— begin —

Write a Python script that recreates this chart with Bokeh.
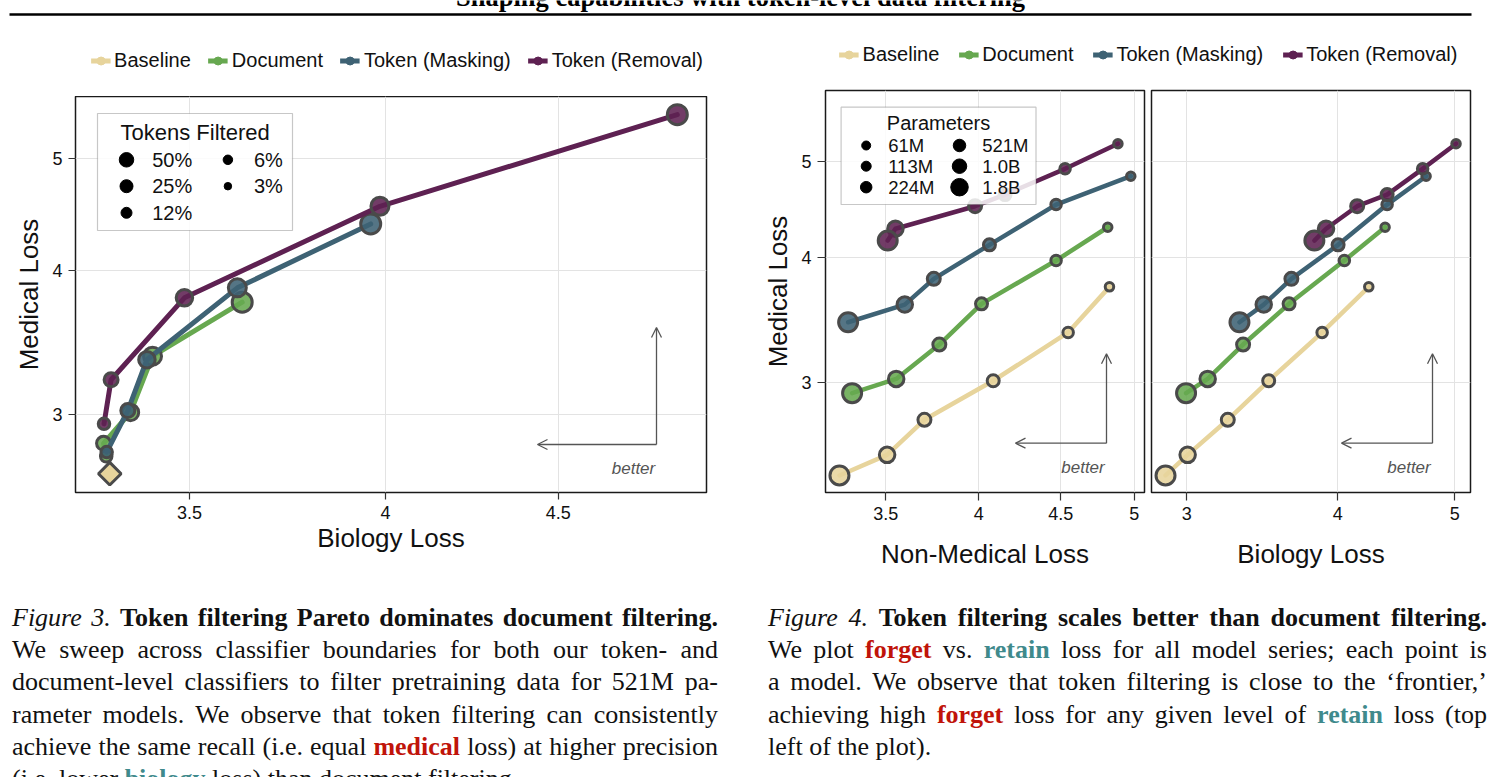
import numpy as np
from bokeh.plotting import figure
from bokeh.layouts import column, row
from bokeh.models import (Range1d, FixedTicker, PrintfTickFormatter, Legend, LegendItem,
                          BoxAnnotation, Label, Arrow, OpenHead, Div, ColumnDataSource, Spacer)
from bokeh.embed import file_html
from bokeh.resources import INLINE

SANS = "Liberation Sans"
SERIF = "Liberation Serif"
INK = "#111111"
EDGE = "#4a4a4a"
RED = "#c0140a"
TEAL = "#3f8a8c"

series_names = ["Baseline", "Document", "Token (Masking)", "Token (Removal)"]
series_colors = ["#e7d49c", "#67a850", "#3e6274", "#5e2152"]

# ---- Figure 3: 521M models, sweep over the share of tokens filtered ----
filtered_labels = ["3%", "6%", "12%", "25%", "50%"]
doc_bio = [3.307, 3.301, 3.362, 3.413, 3.628]
doc_med = [2.761, 2.834, 3.014, 3.372, 3.755]
mask_bio = [3.308, 3.356, 3.400, 3.616, 3.960]
mask_med = [2.785, 3.025, 3.348, 3.864, 4.390]
rem_bio = [3.302, 3.318, 3.488, 3.985, 4.880]
rem_med = [2.946, 3.217, 3.788, 4.547, 5.459]
base521_bio = [3.315]
base521_med = [2.667]

# ---- Figure 4: model series from 61M to 1.8B parameters ----
param_labels = ["61M", "113M", "224M", "521M", "1.0B", "1.8B"]
base_nonmed = [4.826, 4.548, 4.084, 3.700, 3.507, 3.275]
base_bio = [4.244, 3.883, 3.507, 3.244, 3.005, 2.881]
base_med = [3.740, 3.366, 3.010, 2.750, 2.536, 2.418]
doc4_nonmed = [4.814, 4.470, 4.016, 3.780, 3.553, 3.335]
doc4_bio = [4.378, 4.051, 3.646, 3.340, 3.122, 2.996]
doc4_med = [4.293, 3.975, 3.596, 3.273, 3.023, 2.925]
mask4_nonmed = [4.976, 4.470, 4.062, 3.750, 3.597, 3.316]
mask4_bio = [4.734, 4.395, 4.003, 3.662, 3.474, 3.317]
mask4_med = [4.831, 4.524, 4.122, 3.810, 3.590, 3.446]
rem4_nonmed = [4.885, 4.528, 4.154, 3.979, 3.549, 3.510]
rem4_bio = [5.012, 4.703, 4.395, 4.151, 3.912, 3.826]
rem4_med = [5.208, 4.914, 4.630, 4.507, 4.278, 4.163]

# marker diameters (px) per level
FILTER_MARK = [11.5, 14, 16.5, 18, 20]
PARAM_MARK = [8.5, 10.5, 12, 13, 15.5, 19]
FILTER_KEY = [7.5, 9.5, 11, 13, 14.5]
PARAM_KEY = [9, 10, 11.5, 12.5, 14.5, 17.5]


def spot(p, fw, fh, px, py):
    """Data position of a point given in pixels from the frame's top-left corner."""
    x0, x1 = np.log10(p.x_range.start), np.log10(p.x_range.end)
    y0, y1 = np.log10(p.y_range.start), np.log10(p.y_range.end)
    fx, fy = px / fw, 1 - py / fh
    return float(10 ** (x0 + fx * (x1 - x0))), float(10 ** (y0 + fy * (y1 - y0)))


def make_panel(width, height, xr, yr, left, right, top, xticks, yticks, xlabel, ylabel,
               tick_out, xl_standoff, yl_standoff, show_y=True):
    p = figure(width=width, height=height, x_axis_type="log", y_axis_type="log",
               x_range=xr, y_range=yr, output_backend="svg", toolbar_location=None,
               min_border_left=left, min_border_right=right, min_border_top=top,
               min_border_bottom=88)
    p.outline_line_color = "#1a1a1a"
    p.outline_line_width = 1.5
    p.border_fill_color = "white"
    xt = FixedTicker(ticks=xticks, minor_ticks=[])
    yt = FixedTicker(ticks=yticks, minor_ticks=[])
    p.xaxis.ticker = xt
    p.xgrid.ticker = xt
    p.yaxis.ticker = yt
    p.ygrid.ticker = yt
    for g in (p.xgrid, p.ygrid):
        g.grid_line_color = "#e3e3e3"
        g.grid_line_width = 1
    for ax in (p.xaxis, p.yaxis):
        ax.formatter = PrintfTickFormatter(format="%g")
        ax.axis_line_color = None
        ax.major_tick_line_color = "#333333"
        ax.major_tick_line_width = 1.2
        ax.major_tick_in = 0
        ax.major_tick_out = tick_out
        ax.minor_tick_line_color = None
        ax.major_label_text_font = SANS
        ax.major_label_text_font_size = "18px"
        ax.major_label_text_color = INK
        ax.axis_label_text_font = SANS
        ax.axis_label_text_font_size = "26px"
        ax.axis_label_text_font_style = "normal"
        ax.axis_label_text_color = INK
    p.xaxis.major_label_standoff = 6
    p.yaxis.major_label_standoff = 6
    p.xaxis.axis_label = xlabel
    p.xaxis.axis_label_standoff = xl_standoff
    if show_y:
        p.yaxis.axis_label = ylabel
        p.yaxis.axis_label_standoff = yl_standoff
    else:
        p.yaxis.visible = False
    return p


def draw_series(p, xs, ys, sizes, color, lw, elw):
    src = ColumnDataSource(dict(x=xs, y=ys, s=sizes))
    p.line("x", "y", source=src, line_color=color, line_width=lw,
           line_join="round", line_cap="round")
    p.scatter("x", "y", source=src, size="s", fill_color=color, fill_alpha=0.88,
              line_color=EDGE, line_width=elw)


def better_arrow(p, fw, fh, corner, top_y, left_x, text_pos):
    cx, cy = spot(p, fw, fh, *corner)
    tx, ty = spot(p, fw, fh, corner[0], top_y)
    lx, ly = spot(p, fw, fh, left_x, corner[1])
    for ex, ey in ((tx, ty), (lx, ly)):
        p.add_layout(Arrow(end=OpenHead(size=10, line_color="#555555", line_width=1.3),
                           x_start=cx, y_start=cy, x_end=ex, y_end=ey,
                           line_color="#555555", line_width=1.3))
    bx, by = spot(p, fw, fh, *text_pos)
    p.add_layout(Label(x=bx, y=by, text="better", text_font=SANS, text_font_style="italic",
                       text_font_size="17px", text_color="#555555", text_align="center",
                       text_baseline="middle"))


def size_key(p, fw, fh, box, title, title_pos, title_size, labels, sizes,
             dot_cols, label_cols, rows, label_size):
    (l, t), (r, b) = box
    x0, y0 = spot(p, fw, fh, l, t)
    x1, y1 = spot(p, fw, fh, r, b)
    p.add_layout(BoxAnnotation(left=x0, right=x1, top=y0, bottom=y1, fill_color="white",
                               fill_alpha=0.85, line_color="#444444", line_width=1.2))
    tx, ty = spot(p, fw, fh, *title_pos)
    p.add_layout(Label(x=tx, y=ty, text=title, text_font=SANS, text_font_size=title_size,
                       text_color=INK, text_align="center", text_baseline="middle",
                       level="overlay"))
    dx, dy = [], []
    for i, lab in enumerate(labels):
        c, rw = divmod(i, 3)
        px, py = spot(p, fw, fh, dot_cols[c], rows[rw])
        dx.append(px)
        dy.append(py)
        lx, ly = spot(p, fw, fh, label_cols[c], rows[rw])
        p.add_layout(Label(x=lx, y=ly, text=lab, text_font=SANS, text_font_size=label_size,
                           text_color=INK, text_align="left", text_baseline="middle",
                           level="overlay"))
    p.scatter(dx, dy, size=sizes, fill_color="black", line_color="black", level="overlay")


# ---------------- Figure 3 ----------------
FW3, FH3 = 631, 396
p3 = make_panel(760, 484, Range1d(3.2385, 4.978), Range1d(2.569, 5.660), 75, 54, 0,
                [3.5, 4, 4.5], [3, 4, 5], "Biology Loss", "Medical Loss", 7, 1, 5)
draw_series(p3, doc_bio, doc_med, FILTER_MARK, series_colors[1], 5, 3)
draw_series(p3, mask_bio, mask_med, FILTER_MARK, series_colors[2], 5, 3)
draw_series(p3, rem_bio, rem_med, FILTER_MARK, series_colors[3], 5, 3)
p3.scatter(base521_bio, base521_med, marker="square", angle=np.pi / 4, size=16,
           fill_color=series_colors[0], line_color=EDGE, line_width=3)
size_key(p3, FW3, FH3, ((22, 17), (217, 134)), "Tokens Filtered", (119.6, 35.7), "22px",
         filtered_labels[::-1], FILTER_KEY[::-1], (51, 152.4), (76.7, 178.4),
         (63.3, 89.7, 116.3), "20px")
better_arrow(p3, FW3, FH3, (581, 348), 231, 462, (558, 371.7))

# ---------------- Figure 4 ----------------
FW4, FH4 = 319, 402
yr4 = Range1d(2.3245, 5.890)
p4a = make_panel(387, 496, Range1d(3.210, 5.075), yr4, 65, 3, 6, [3.5, 4, 4.5, 5], [3, 4, 5],
                 "Non-Medical Loss", "Medical Loss", 8, 16, 5)
p4b = make_panel(344, 496, Range1d(2.805, 5.152), yr4, 4, 21, 6, [3, 4, 5], [3, 4, 5],
                 "Biology Loss", "Medical Loss", 8, 16, 5, show_y=False)

for p, xs_list in ((p4a, [base_nonmed, doc4_nonmed, mask4_nonmed, rem4_nonmed]),
                   (p4b, [base_bio, doc4_bio, mask4_bio, rem4_bio])):
    for xs, ys, color in zip(xs_list, [base_med, doc4_med, mask4_med, rem4_med], series_colors):
        draw_series(p, xs, ys, PARAM_MARK, color, 4.5, 3)
    better_arrow(p, FW4, FH4, (281, 352.7), 263.3, 190, (257.5, 376.7))

size_key(p4a, FW4, FH4, ((15.6, 16.7), (210.5, 114)), "Parameters", (113, 32.7), "20px",
         param_labels, PARAM_KEY, (40.7, 134), (62.7, 156.7), (55, 75.7, 96.7), "18.5px")


# ---------------- series legends ----------------
def series_legend(width, height, left, spacing):
    s = figure(width=width, height=height, x_range=Range1d(0, 1), y_range=Range1d(0, 1),
               x_axis_type=None, y_axis_type=None, output_backend="svg",
               toolbar_location=None, min_border_left=left, min_border_right=0,
               min_border_top=0, min_border_bottom=0, outline_line_color=None)
    items = []
    for name, color in zip(series_names, series_colors):
        # keys only: the glyphs sit off-canvas, the legend draws their swatches
        lr = s.line(x=[-5, -4], y=[-5, -5], line_color=color, line_width=5)
        sr = s.scatter(x=[-5], y=[-5], size=8, fill_color=color, line_color=color)
        items.append(LegendItem(label=name, renderers=[lr, sr]))
    s.add_layout(Legend(items=items, orientation="horizontal", location="center",
                        label_text_font=SANS, label_text_font_size="20px",
                        label_text_color=INK, glyph_width=20, glyph_height=20,
                        label_height=20, label_standoff=4, spacing=spacing, padding=0,
                        margin=0, border_line_color=None, background_fill_alpha=0),
                 "center")
    return s


strip3 = row(Spacer(width=33, height=72), series_legend(727, 72, 0, 17))
strip4 = series_legend(731, 60, 45, 19)

# ---------------- running header ----------------
head = figure(width=1491, height=24, x_range=Range1d(0, 1491), y_range=Range1d(24, 0),
              x_axis_type=None, y_axis_type=None, output_backend="svg",
              toolbar_location=None, min_border=0, outline_line_color=None)
head.add_layout(Label(x=740, y=-3.5, text="Shaping capabilities with token-level data filtering",
                      text_font=SERIF, text_font_style="bold", text_font_size="26.5px",
                      text_align="center", text_baseline="alphabetic", text_color="#000000"))
head.add_layout(BoxAnnotation(left=9, right=1471, top=12.7, bottom=15.3, fill_color="black",
                              fill_alpha=1, line_color=None))

# ---------------- captions ----------------
STY = {"": "", "i": "font-style:italic;", "b": "font-weight:bold;",
       "red": f"font-weight:bold;color:{RED};", "teal": f"font-weight:bold;color:{TEAL};"}


def caption_line(segments, width, justify):
    spans = []
    for text, kind in segments:
        for w in text.split():
            spans.append(f'<span style="{STY[kind]}">{w}</span>')
    if justify:
        return (f'<div style="display:flex;justify-content:space-between;align-items:baseline;'
                f'width:{width}px;height:32.4px;">' + "".join(spans) + "</div>")
    return f'<div style="width:{width}px;height:32.4px;">' + " ".join(spans) + "</div>"


def caption(lines, width, pad_left, line_w):
    body = "".join(caption_line(seg, line_w, i < len(lines) - 1) for i, seg in enumerate(lines))
    html = (f'<div style="padding:21.5px 0 0 {pad_left}px;font-family:\'{SERIF}\';'
            f'font-size:26px;line-height:32.4px;color:{INK};">{body}</div>')
    return Div(text=html, width=width, height=197, margin=0, styles={"overflow": "hidden"})


cap3_lines = [
    [("Figure 3.", "i"), ("Token filtering Pareto dominates document filtering.", "b")],
    [("We sweep across classifier boundaries for both our token- and", "")],
    [("document-level classifiers to filter pretraining data for 521M pa-", "")],
    [("rameter models. We observe that token filtering can consistently", "")],
    [("achieve the same recall (i.e. equal", ""), ("medical", "red"),
     ("loss) at higher precision", "")],
    [("(i.e. lower", ""), ("biology", "teal"), ("loss) than document filtering.", "")],
]
cap4_lines = [
    [("Figure 4.", "i"), ("Token filtering scales better than document filtering.", "b")],
    [("We plot", ""), ("forget", "red"), ("vs.", ""), ("retain", "teal"),
     ("loss for all model series; each point is", "")],
    [("a model. We observe that token filtering is close to the \u2018frontier,\u2019", "")],
    [("achieving high", ""), ("forget", "red"), ("loss for any given level of", ""),
     ("retain", "teal"), ("loss (top", "")],
    [("left of the plot).", "")],
]
cap3 = caption(cap3_lines, 760, 12, 706)
cap4 = caption(cap4_lines, 731, 8, 719)

left_block = column(strip3, p3)
right_block = column(strip4, row(p4a, p4b))
root = column(head, row(left_block, right_block), row(cap3, cap4))

with open("out.html", "w") as f:
    f.write(file_html(root, INLINE))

— end —

▶ YOUR GOAL: Transcribe exactly, with no pictures, the lines running from the first line of the material through the line holding "from bokeh.resources import INLINE".

▶ IN RESPONSE:
Write a Python script that recreates this chart with Bokeh.
import numpy as np
from bokeh.plotting import figure
from bokeh.layouts import column, row
from bokeh.models import (Range1d, FixedTicker, PrintfTickFormatter, Legend, LegendItem,
                          BoxAnnotation, Label, Arrow, OpenHead, Div, ColumnDataSource, Spacer)
from bokeh.embed import file_html
from bokeh.resources import INLINE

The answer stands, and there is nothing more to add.